# taz.de -- 77. Tag Kongo-Kriegsverbrecherprozess: Der Prozess ist unterbrochen
       
       > Ein erneuter Befangenheitsantrag der Verteidigung führt erstmals zum
       > Abbruch der Verhandlung. Die Anwälte der beiden Angeklagten monieren
       > Weitergabe von Beweismitteln an die UN.
       
 (IMG) Bild: Unter dem baden-württembergischen Landeswappen in Schwarz an der weißverputzten Wand verhandeln die Richter des OLG Stuttgart.
       
       STUTTGART taz | Die Hauptverhandlung gegen FDLR-Präsident Ignace
       Murwanashyaka und seinen Stellvertreter Straton Musoni vor dem
       Oberlandesgericht Stuttgart ist bis auf weiteres ausgesetzt.

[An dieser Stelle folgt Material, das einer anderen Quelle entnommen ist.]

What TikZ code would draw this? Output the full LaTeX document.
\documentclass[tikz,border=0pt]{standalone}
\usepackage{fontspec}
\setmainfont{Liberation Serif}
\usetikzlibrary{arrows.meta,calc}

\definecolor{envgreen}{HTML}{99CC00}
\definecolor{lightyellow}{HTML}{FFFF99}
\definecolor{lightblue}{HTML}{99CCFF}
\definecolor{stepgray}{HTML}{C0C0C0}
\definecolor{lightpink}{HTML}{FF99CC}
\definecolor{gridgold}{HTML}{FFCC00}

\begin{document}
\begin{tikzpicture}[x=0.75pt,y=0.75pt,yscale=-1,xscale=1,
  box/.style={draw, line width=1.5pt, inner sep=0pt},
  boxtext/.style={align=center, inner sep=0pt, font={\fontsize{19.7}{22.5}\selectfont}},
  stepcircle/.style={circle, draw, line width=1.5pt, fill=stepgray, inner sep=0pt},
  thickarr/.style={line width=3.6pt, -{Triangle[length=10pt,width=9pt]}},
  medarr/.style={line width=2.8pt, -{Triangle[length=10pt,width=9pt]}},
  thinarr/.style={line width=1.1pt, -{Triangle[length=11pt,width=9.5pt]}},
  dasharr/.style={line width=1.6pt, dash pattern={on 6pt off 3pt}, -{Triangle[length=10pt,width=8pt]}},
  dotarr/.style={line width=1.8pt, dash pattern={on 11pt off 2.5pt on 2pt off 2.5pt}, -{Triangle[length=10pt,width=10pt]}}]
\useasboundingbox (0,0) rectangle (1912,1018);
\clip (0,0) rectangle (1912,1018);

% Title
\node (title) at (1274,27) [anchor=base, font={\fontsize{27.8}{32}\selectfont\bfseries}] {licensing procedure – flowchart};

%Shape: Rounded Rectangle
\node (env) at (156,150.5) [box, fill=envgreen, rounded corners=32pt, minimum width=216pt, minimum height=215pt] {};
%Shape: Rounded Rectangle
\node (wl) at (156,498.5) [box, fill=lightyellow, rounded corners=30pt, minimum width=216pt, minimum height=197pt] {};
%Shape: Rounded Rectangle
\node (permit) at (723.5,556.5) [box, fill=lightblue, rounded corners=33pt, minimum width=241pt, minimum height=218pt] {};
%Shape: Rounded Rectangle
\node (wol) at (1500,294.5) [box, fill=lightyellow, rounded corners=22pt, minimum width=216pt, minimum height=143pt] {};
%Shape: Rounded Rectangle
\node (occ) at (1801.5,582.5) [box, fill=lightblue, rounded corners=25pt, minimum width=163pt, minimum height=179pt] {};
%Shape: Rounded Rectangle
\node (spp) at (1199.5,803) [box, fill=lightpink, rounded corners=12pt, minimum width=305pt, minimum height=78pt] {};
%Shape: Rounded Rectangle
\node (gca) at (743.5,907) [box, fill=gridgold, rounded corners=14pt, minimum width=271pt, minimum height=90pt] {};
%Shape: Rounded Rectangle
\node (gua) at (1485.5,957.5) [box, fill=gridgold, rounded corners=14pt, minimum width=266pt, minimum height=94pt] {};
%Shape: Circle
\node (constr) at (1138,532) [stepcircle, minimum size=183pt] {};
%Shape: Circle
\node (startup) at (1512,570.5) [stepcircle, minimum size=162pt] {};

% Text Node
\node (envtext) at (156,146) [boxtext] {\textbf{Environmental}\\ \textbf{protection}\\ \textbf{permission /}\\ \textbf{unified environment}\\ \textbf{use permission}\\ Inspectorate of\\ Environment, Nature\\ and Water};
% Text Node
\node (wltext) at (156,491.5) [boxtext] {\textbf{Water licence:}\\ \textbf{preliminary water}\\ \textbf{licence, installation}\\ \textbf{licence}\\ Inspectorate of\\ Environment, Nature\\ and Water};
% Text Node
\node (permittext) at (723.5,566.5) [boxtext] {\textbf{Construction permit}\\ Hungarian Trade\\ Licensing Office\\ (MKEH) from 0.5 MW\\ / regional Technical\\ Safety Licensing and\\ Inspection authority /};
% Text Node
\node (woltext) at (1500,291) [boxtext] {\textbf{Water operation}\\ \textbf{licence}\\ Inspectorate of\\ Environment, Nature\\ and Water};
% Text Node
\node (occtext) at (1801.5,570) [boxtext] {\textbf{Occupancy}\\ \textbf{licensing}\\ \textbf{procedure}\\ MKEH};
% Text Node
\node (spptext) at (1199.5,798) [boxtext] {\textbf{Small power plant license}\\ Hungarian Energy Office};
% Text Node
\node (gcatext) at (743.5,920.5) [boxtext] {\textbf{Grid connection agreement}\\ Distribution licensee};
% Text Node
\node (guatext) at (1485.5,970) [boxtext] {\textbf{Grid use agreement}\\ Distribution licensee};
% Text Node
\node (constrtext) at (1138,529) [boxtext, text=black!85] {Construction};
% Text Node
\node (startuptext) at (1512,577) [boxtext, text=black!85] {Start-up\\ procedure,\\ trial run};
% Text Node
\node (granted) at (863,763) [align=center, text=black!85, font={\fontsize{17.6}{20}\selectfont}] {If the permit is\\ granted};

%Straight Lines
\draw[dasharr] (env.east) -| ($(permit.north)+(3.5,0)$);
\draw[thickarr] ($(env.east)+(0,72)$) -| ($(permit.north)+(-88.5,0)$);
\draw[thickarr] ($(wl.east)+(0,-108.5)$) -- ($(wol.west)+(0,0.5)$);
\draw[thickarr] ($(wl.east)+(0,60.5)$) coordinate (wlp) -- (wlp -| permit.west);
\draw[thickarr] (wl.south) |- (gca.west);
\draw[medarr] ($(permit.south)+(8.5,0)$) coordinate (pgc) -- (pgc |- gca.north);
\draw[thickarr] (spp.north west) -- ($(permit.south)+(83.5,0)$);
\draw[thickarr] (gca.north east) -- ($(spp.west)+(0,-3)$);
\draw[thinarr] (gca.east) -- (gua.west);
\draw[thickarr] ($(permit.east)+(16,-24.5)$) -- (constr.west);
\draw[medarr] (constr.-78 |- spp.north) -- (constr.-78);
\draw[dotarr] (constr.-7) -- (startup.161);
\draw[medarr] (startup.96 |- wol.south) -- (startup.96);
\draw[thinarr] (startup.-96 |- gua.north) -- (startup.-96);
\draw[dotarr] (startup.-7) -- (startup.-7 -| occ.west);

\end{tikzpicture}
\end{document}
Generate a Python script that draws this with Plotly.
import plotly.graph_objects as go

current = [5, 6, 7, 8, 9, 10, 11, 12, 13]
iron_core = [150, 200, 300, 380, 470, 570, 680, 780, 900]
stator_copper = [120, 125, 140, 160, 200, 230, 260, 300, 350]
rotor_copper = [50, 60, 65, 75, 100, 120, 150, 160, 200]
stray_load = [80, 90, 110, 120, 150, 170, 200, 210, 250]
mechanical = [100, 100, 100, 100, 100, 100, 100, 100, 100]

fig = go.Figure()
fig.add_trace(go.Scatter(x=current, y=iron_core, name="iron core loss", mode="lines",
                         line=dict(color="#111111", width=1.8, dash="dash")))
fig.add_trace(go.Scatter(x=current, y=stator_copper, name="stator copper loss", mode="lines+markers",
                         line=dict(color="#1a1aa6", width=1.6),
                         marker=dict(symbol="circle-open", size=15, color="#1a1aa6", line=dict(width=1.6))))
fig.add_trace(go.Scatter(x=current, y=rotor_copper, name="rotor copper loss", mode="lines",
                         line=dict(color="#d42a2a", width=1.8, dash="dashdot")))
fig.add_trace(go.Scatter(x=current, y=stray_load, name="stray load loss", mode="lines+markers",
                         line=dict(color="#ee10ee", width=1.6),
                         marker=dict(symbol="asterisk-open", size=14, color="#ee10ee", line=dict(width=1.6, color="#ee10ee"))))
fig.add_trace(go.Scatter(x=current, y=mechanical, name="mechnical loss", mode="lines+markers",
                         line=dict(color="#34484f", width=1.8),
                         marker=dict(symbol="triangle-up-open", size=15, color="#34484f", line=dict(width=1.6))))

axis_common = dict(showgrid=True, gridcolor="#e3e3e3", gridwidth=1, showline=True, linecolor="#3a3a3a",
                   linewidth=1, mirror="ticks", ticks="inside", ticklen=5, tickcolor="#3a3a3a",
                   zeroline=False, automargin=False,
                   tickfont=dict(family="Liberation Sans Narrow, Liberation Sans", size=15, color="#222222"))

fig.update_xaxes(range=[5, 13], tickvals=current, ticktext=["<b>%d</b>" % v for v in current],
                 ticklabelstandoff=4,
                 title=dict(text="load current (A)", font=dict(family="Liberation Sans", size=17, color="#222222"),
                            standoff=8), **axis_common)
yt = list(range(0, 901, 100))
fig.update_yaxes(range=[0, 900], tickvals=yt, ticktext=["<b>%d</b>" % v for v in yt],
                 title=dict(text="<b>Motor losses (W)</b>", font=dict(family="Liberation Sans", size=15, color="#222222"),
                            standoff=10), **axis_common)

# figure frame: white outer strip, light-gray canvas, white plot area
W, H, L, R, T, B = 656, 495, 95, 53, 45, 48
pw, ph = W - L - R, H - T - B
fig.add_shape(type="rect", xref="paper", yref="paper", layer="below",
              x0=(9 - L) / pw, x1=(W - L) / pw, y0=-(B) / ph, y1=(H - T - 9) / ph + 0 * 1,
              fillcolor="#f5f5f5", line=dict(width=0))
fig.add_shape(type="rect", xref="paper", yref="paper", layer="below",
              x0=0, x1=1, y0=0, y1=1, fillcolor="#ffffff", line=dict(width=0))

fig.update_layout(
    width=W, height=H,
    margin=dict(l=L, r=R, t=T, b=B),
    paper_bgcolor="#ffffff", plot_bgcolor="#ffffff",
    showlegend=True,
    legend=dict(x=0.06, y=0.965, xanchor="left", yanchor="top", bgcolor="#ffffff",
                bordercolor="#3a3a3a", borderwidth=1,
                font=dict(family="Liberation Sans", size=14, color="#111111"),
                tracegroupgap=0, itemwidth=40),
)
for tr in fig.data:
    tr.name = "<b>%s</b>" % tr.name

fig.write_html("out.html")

Erstmals
       führte am 14. Mai ein Befangenheitsantrag der Verteidigung gegen den
       gesamten Senat dazu, dass der Vorsitzende Richter Hettich entschied,
       zunächst nicht weiterzuverhandeln. Der Verhandlungstag 16. Mai wurde heute
       aufgehoben. Wann weiterverhandelt wird, blieb zunächst offen.
       
       Bisher war bei Befangenheitsanträgen der Verteidigung gegen die Richter
       immer unter Vorbehalt weiterverhandelt worden, während eine andere Kammer
       den Antrag prüfte und auch jedesmal ablehnte. Diesmal ist es anders:
       Weiterverhandelt kann laut Strafprozessordnung nur, wenn „unaufschiebbare“
       Dinge anstehen, was derzeit mangels bereits geplanter Zeugenauftritte aus
       Ruanda nicht der Fall ist.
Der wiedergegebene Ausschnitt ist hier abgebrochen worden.